Records supplied:

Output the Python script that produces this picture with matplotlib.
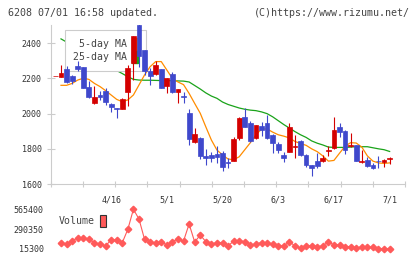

* * *

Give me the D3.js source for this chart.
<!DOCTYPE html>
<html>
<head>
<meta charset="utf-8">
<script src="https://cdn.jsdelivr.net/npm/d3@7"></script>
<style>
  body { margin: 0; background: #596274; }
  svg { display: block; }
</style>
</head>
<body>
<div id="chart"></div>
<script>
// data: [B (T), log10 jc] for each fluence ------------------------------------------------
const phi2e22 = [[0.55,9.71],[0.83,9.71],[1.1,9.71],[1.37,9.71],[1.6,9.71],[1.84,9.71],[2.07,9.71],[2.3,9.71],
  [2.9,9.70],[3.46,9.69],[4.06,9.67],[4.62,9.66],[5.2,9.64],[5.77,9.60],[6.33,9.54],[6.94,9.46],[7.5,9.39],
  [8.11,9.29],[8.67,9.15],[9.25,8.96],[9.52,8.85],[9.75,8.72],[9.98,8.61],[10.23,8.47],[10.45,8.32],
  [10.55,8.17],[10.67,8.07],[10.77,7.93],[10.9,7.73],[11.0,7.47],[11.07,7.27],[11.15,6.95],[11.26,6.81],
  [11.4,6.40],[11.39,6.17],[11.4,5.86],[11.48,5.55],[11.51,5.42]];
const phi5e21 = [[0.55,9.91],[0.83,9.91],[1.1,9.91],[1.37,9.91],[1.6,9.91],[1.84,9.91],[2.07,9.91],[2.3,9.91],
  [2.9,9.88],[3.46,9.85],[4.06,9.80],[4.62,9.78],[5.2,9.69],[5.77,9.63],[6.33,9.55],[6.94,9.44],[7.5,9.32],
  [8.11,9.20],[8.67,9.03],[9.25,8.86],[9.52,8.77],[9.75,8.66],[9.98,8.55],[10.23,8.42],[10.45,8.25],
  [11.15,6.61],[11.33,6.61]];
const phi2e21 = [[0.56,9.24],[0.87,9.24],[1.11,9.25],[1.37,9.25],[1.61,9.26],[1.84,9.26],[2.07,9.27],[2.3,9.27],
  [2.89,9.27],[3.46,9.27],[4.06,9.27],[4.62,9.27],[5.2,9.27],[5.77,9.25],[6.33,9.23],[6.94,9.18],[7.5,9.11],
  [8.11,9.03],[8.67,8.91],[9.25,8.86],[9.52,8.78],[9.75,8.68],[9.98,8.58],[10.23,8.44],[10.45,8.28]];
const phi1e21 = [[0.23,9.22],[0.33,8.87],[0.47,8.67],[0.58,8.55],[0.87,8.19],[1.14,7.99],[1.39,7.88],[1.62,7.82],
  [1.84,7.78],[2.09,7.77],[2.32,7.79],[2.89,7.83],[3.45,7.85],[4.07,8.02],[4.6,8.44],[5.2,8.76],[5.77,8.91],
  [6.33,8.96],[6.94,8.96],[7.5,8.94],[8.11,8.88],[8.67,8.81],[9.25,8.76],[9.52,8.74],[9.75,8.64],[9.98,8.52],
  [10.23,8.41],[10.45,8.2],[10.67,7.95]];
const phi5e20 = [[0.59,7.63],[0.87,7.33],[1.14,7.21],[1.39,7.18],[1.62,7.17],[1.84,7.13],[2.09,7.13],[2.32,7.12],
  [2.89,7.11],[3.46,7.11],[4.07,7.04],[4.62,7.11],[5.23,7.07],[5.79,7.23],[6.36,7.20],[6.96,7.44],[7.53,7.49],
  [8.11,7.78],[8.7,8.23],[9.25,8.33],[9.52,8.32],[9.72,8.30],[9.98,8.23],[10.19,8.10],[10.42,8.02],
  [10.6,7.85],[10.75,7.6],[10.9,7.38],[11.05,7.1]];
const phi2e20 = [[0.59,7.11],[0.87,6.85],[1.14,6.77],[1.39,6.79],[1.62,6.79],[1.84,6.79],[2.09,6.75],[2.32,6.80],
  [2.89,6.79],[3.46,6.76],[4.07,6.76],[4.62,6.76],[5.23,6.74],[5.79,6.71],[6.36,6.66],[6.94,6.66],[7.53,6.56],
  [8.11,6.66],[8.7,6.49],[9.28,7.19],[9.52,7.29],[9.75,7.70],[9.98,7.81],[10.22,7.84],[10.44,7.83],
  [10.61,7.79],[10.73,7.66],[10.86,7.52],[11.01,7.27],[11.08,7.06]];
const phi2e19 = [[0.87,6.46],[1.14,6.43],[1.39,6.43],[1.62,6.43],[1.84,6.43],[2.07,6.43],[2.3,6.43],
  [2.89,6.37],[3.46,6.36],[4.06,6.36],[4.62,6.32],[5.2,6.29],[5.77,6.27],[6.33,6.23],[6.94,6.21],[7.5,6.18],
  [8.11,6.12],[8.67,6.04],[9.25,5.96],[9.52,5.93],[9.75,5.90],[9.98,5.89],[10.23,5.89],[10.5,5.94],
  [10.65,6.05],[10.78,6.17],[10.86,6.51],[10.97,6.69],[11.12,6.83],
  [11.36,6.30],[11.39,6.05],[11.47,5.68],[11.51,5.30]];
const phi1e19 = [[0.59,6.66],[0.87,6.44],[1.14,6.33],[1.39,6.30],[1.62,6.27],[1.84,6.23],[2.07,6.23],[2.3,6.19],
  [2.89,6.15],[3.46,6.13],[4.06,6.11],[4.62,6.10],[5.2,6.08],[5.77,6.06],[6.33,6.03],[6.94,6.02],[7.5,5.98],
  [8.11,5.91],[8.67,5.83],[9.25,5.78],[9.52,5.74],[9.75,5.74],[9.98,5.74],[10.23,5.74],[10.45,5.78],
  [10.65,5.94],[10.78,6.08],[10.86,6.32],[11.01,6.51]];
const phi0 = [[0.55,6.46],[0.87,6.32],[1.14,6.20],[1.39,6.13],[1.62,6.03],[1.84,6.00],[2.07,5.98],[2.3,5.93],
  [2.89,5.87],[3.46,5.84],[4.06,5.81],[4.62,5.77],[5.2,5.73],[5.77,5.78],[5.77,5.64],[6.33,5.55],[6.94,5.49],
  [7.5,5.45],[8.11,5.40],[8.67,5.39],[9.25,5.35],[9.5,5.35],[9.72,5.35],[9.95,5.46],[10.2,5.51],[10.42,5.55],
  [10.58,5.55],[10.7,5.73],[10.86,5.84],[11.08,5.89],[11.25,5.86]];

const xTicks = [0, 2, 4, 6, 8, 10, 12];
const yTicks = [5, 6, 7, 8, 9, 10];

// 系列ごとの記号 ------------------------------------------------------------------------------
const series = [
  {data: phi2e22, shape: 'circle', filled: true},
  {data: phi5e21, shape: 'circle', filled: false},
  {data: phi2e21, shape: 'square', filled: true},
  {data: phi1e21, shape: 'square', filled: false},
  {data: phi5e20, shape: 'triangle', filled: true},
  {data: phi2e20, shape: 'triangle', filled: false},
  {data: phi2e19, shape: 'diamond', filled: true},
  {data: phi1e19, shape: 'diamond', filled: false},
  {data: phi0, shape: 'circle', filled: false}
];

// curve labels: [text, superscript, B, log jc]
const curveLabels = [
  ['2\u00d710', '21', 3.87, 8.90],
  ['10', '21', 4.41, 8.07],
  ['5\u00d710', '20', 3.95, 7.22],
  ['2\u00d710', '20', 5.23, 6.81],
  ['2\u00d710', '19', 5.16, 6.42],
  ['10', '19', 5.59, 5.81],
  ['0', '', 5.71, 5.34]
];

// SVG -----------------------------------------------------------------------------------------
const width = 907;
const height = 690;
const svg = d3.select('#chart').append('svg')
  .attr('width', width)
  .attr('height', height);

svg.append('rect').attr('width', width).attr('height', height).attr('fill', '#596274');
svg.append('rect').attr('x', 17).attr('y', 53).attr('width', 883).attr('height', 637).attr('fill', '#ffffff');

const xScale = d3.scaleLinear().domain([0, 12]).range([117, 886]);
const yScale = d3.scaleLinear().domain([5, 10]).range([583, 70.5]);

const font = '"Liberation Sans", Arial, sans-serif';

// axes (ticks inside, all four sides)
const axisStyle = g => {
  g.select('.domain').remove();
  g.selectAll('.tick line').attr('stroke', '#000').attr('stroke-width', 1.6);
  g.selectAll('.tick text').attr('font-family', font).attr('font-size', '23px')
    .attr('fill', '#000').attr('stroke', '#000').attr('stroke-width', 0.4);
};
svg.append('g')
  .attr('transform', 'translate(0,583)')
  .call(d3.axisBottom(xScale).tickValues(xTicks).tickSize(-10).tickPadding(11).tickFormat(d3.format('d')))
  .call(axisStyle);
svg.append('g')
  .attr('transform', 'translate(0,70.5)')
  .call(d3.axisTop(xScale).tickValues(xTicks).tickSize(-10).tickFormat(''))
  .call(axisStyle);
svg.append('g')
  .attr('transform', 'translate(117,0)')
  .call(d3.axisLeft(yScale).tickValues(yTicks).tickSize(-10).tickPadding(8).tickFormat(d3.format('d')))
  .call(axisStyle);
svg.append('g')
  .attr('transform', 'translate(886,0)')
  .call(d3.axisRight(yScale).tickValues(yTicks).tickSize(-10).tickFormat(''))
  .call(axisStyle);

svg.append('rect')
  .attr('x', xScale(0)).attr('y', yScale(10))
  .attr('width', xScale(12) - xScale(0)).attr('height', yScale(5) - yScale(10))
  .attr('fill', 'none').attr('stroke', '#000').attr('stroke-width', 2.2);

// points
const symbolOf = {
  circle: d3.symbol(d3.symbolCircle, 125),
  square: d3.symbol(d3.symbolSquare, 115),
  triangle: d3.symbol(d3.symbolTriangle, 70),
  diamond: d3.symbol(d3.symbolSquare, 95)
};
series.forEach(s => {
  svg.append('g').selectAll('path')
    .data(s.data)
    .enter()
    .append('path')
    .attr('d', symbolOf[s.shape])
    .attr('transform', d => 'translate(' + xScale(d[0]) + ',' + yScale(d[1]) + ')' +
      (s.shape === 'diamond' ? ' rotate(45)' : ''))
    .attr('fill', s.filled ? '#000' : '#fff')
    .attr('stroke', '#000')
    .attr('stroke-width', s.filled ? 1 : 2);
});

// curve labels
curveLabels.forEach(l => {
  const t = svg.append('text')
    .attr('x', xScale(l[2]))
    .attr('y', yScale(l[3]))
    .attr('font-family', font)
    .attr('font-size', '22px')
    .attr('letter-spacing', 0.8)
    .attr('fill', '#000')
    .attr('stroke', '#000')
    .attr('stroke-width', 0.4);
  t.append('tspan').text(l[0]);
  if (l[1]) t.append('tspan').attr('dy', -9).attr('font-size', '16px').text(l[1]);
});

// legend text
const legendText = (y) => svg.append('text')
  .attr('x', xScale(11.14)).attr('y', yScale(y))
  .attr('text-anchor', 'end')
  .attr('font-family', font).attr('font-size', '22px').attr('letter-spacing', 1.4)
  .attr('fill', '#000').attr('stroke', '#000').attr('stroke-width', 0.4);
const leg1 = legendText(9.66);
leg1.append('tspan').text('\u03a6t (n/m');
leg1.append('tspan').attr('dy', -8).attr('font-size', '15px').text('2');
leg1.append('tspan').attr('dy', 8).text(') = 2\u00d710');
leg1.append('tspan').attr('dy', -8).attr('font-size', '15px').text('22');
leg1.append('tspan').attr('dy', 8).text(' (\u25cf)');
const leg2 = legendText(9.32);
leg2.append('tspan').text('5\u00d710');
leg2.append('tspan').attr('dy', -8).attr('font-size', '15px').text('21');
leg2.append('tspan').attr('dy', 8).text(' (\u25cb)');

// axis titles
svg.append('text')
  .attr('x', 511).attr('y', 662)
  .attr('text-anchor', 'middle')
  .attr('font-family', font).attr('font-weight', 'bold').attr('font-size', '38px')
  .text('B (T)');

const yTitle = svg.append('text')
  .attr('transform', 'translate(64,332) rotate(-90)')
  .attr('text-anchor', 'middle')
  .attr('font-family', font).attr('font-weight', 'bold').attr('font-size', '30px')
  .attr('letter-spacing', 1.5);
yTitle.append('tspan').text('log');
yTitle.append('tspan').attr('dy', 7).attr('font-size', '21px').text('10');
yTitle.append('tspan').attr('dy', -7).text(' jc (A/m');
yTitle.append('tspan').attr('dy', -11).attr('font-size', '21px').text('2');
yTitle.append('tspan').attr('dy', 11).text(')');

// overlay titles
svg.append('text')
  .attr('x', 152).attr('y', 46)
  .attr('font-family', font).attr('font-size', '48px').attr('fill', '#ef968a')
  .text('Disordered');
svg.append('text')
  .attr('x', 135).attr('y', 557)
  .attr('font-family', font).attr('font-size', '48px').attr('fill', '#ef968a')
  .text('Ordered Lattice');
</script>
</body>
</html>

Brief: Using the entries above, find all lines with "this". Copy them.

Written response:
Output the Python script that produces this picture with matplotlib.
Give me the D3.js source for this chart.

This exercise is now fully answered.